В последующие дни вновь вернулись привычные заголовки в «Портавоче», например: «Круговые завлекалочки (Убийственные сборища)» или «„Пакт гражданской солидарности“ в защиту прав сексуальных меньшинств – кто за?» Статьи, мусолившие исчезновения, превратились в тонюсенькие заметки, выдворенные в конец рубрики черной хроники.

Пьетро рисовал импульсивно, как помешанный, часами не вылезая из собственных миров, но никого не отталкивал. Просто закрылся ото всех. Этого было достаточно. Сидел целыми днями, не отрываясь от окна и не сводя глаз с серебристого деревца, понемногу терявшего свою непрозрачность. С наступлением лета у его корней скапливались зрелые, убеленные сединами сухие маленькие листочки. Пьетро рисовал предсмертные муки дерева. Изображал на плотных листах формата А4 неподвижные спазмы умирающего творения природы, всем сердцем полюбив его. И на этих листах он продлил ему жизнь. Потом пришел Гверрино, муниципальный садовник, и сделал свое дело.

Пьетро сменил окно на не менее любимый кубик с двадцатью пятью комбинациями.

Каникулы кончились. В классе у Пьетро пустовало одно место. В первый день только об этом все и говорили, даже соблюли минуту молчания, прерываемую лишь мычанием Пьетро. Потом забыли. Задвинули, как все. Во-первых, следовало убрать парту. Как-то раз, придя в класс, Пьетро заметил, что парты переставлены. Не надо было считать, он и так с математической точностью знал, что не хватало одной. На этом все и кончилось.

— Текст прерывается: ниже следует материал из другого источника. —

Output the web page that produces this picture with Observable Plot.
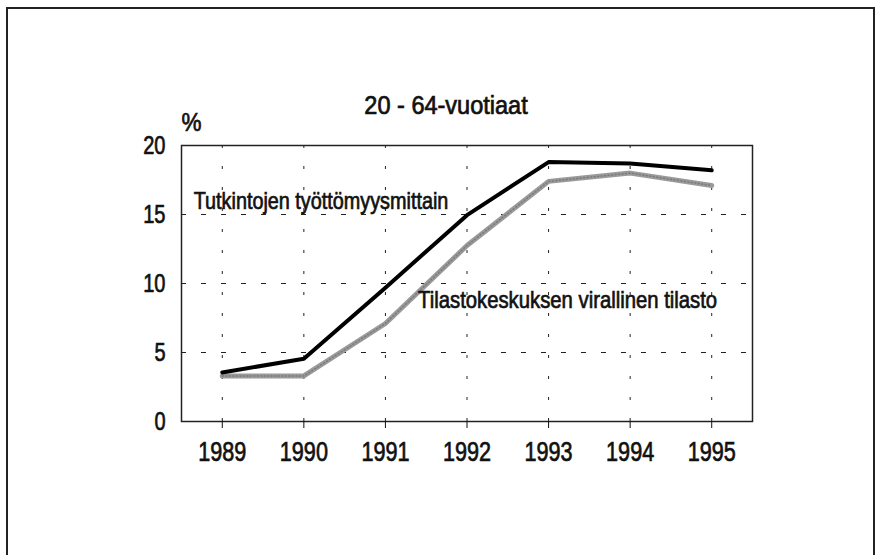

Пьетро теперь сидел между Кьярой и Карлом. Они не лезли, но иногда заставляли его писать, когда преподаватель диктовал, и молчать, когда ему хотелось мычать. Даже будучи за пределами своего мира, в реальной жизни, Пьетро всегда находился в центре, между двумя сиамскими близнецами, соединенными руками.

В понедельник, в среду и в пятницу Алиса ждала, когда он вернется из школы, они вместе делали домашние задания, обсуждали все, что произошло за день, и пытались изо всех сил бороться с теми проявлениями его болезни, которые мешали больше всего. Многие они уже победили. Пьетро уже на протяжении нескольких лет не ел ничего несъедобного, и (не считая утра семнадцатого числа) у него ни разу не случался эпилептический припадок. С облегченной коммуникацией было окончательно покончено. Пьетро должен был говорить, причем научиться делать это самостоятельно. А главное, Пьетро хотел говорить, в большинстве случаев мог говорить и говорил хорошо. Лучше многих своих одноклассников, потому что у него был впечатляющий словарный запас. Конечно, иногда он пользовался им своеобразно. И тогда смысл фраз был погребен под излишком лексических форм или неподходящим их использованием. Кроме того, Пьетро не применял в речи метафоры, потому что он их не понимал. Алиса всегда очень внимательно следила за тем, что говорит, избегала двусмысленных фраз. И все-таки однажды, забывшись, она сказала: «Вот это да, Пьетро, у тебя брат, по-моему, с неба свалился».

Пьетро закричал. Просто подумал, что Дарио мог удариться, он не понимал, почему Алисе показалось это смешным. В этом действительно не было и следа глупости.